このような実績を踏まえて、新たにAppleが投入するのが「iOS 6」である。これはiOS 5から新たに200あまりの新機能が加えられ、ライバルとの差を大きく引き離す内容となる。Appleの戦略にとって最重要のOSであり、我々ユーザーにとってもユーザー体験が大きく変わる可能性を秘めたものだ。
具体的にその内容を見てみよう。
iOS 6の進化において、まず注目なのが「Siri」の高度化である。
周知のとおりSiriはコンシェルジュ型の音声UIとして開発されており、”自然言語で会話するように利用できる”ことが特長だった。iOS 6ではこのSiriがさらに強化され、最新のスポーツスコアの検索からレストランの予約まで、今まで以上にコンシェルジュ的な機能・サービスが内包されることになった。また、iOS 6ではiPhone 4Sに加えて新しいiPadでもSiriが利用可能になる。
基調講演ではこの新たなSiriについて長めのデモンストレーションが行われ、さまざまな情報やサービスが“普通の会話”で利用できるメリットをアピールした。
他方で、日本人として気になるのはそれらが「どれだけ日本で使えるか」だろう。周知のとおり、日本におけるSiriは、日本のローカル情報やコンテンツの実装量が不足しており、ちょっと複雑なことを調べようとするとお手上げだった。フォールストール氏によると、iOS 6のSiriでは英語やフランス語に加えて、日本語など15カ国の言語環境でも利用が最適化されるという。この“最適化”において、日本のローカル情報がどれだけ充実するかは、実際のサービスを試して確かめたいところである。
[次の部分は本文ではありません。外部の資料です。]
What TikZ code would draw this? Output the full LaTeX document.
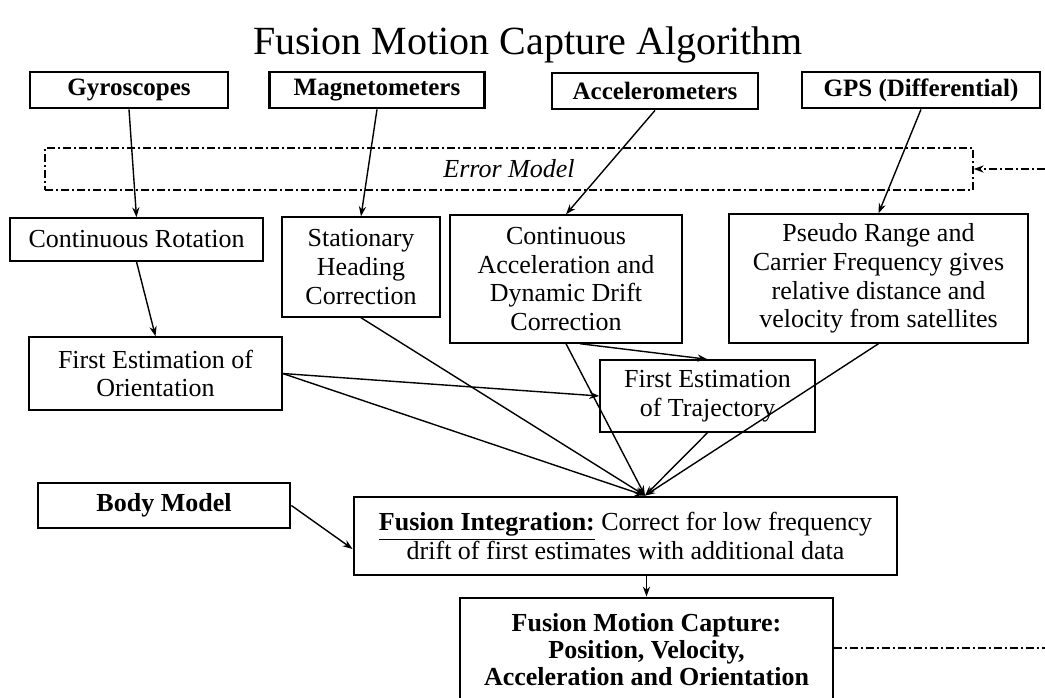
\documentclass[tikz,border=0pt]{standalone}
\usepackage{fontspec}
\setmainfont{Liberation Serif}
\usetikzlibrary{arrows.meta}
\begin{document}
\begin{tikzpicture}[x=0.5pt, y=-0.5pt, >={Stealth[length=5pt, width=3.6pt]},
  every node/.style={font=\fontsize{13}{14.3}\selectfont, align=center, inner sep=0pt},
  sensor/.style={draw, line width=1.4pt, minimum height=18pt, font=\fontsize{12.5}{14}\selectfont\bfseries},
  proc/.style={draw, line width=0.7pt},
  fused/.style={draw, line width=1.4pt},
  errline/.style={line width=0.7pt, dash pattern=on 4pt off 1.5pt on 1pt off 1.5pt},
  link/.style={->, line width=0.7pt}]
  \useasboundingbox (0,0) rectangle (1045,697);
  \node[font=\fontsize{20}{22}\selectfont] (title) at (528,45) {Fusion Motion Capture Algorithm};
  % sensors
  \node[sensor, minimum width=99pt] (gyro) at (129,90) {Gyroscopes};
  \node[sensor, minimum width=107.5pt] (magn) at (377,90) {Magnetometers};
  \node[sensor, minimum width=103pt] (accel) at (655,91) {Accelerometers};
  \node[sensor, minimum width=119pt] (gps) at (921,90) {GPS (Differential)};
  \node[draw, errline, minimum width=464pt, minimum height=21pt, font=\fontsize{13}{14}\selectfont\itshape] (err) at (509,169) {Error Model};
  % first stage
  \node[proc, minimum width=126.5pt, minimum height=21.5pt] (rot) at (136.5,239.5) {Continuous Rotation};
  \node[proc, minimum width=79pt, minimum height=50pt] (head) at (361,267) {Stationary\\Heading\\Correction};
  \node[proc, minimum width=116pt, minimum height=64pt] (drift) at (566,279) {Continuous\\Acceleration and\\Dynamic Drift\\Correction};
  \node[proc, minimum width=149.5pt, minimum height=64.5pt] (range) at (878.5,278.5) {Pseudo Range and\\Carrier Frequency gives\\relative distance and\\velocity from satellites};
  \node[proc, minimum width=126.5pt, minimum height=36.5pt] (orient) at (155.5,373.5) {First Estimation of\\Orientation};
  \node[proc, minimum width=107.5pt, minimum height=36pt] (traj) at (707.5,396) {First Estimation\\of Trajectory};
  % fusion
  \node[fused, minimum width=126pt, minimum height=22.5pt, font=\fontsize{13}{14}\selectfont\bfseries] (body) at (164,505.5) {Body Model};
  \node[fused, minimum width=271.5pt, minimum height=39pt, font=\fontsize{13}{14.5}\selectfont] (integ) at (625.5,536) {\underline{\textbf{Fusion Integration:}} Correct for low frequency\\drift of first estimates with additional data};
  \node[fused, minimum width=186.5pt, minimum height=52pt, font=\fontsize{13}{13.5}\selectfont\bfseries] (out) at (646.5,650) {Fusion Motion Capture:\\Position, Velocity,\\Acceleration and Orientation};
  \coordinate (hub) at ([xshift=9.75pt]integ.north);
  \coordinate (fbT) at (1045,169);
  \coordinate (fbR) at (1045,648);
  % connectors
  \draw[link] (gyro.south) -- (rot.north);
  \draw[link] (magn.south) -- (head.north);
  \draw[link] (accel.south) -- (drift.north);
  \draw[link] (gps.south) -- (range.north);
  \draw[link] (rot.south) -- (orient.north);
  \draw[link] (orient.east) -- (traj.west);
  \draw[link] ([xshift=7pt]drift.south) -- (traj.north);
  \foreach \src in {orient.east, head.south, drift.south, traj.south, range.south}
    \draw[link] (\src) -- (hub);
  \draw[link] (body.east) -- ([yshift=-6.5pt]integ.west);
  \draw[link] (out.north |- integ.south) -- (out.north);
  \draw[errline, ->] (fbT) -- (err.east);
  \draw[errline] (out.east |- fbR) -- (fbR);
\end{tikzpicture}
\end{document}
そして、もう1つ。Siriで大きな進化がある。それが「Eyes Free」だ。
現在のSiriは高度な音声認識機能と会話型UIを実現しているが、補完的に画面操作が必要な場面があった。Eyes Freeのモードではそれがなくなり、完全に“音声だけで操作できる”ようになる。さらにAppleはEyes Freeの実装において、BMWやダイムラー、トヨタ、ホンダなど自動車メーカー9社と提携。ハンドルの音声操作ボタンでEyes Freeを呼び出す連携機能を、今後12カ月以内に順次商品化していくという。
蛇足になるが、筆者は「クルマの運転とSiriの相性のよさ」は常々感じており、実は現在のiOS 5でも市販のハンズフリーキットと組み合わせて運転中に使っていた。といっても、Eyes Freeが実装されていない現時点で、画面操作を伴うような操作は安全運転上も利用できず、もっぱら簡単なiMessageの作成・送信やカレンダー、リマインダーの確認といった用途でしか使っていないが、それでもSiriが運転中にとても便利な機能であることを実感している。Siriは周辺ノイズを除去する独自技術を搭載しているため、ロードノイズがある運転中でも、高精度な音声認識・操作ができるのだ。
今回、Eyes Freeで自動車メーカーと提携し、「安全運転を阻害しない形で、Siriがきちんと連携する」ことは、新たな“クルマとスマートフォンの関係を作る”上でも注目と言えるだろう。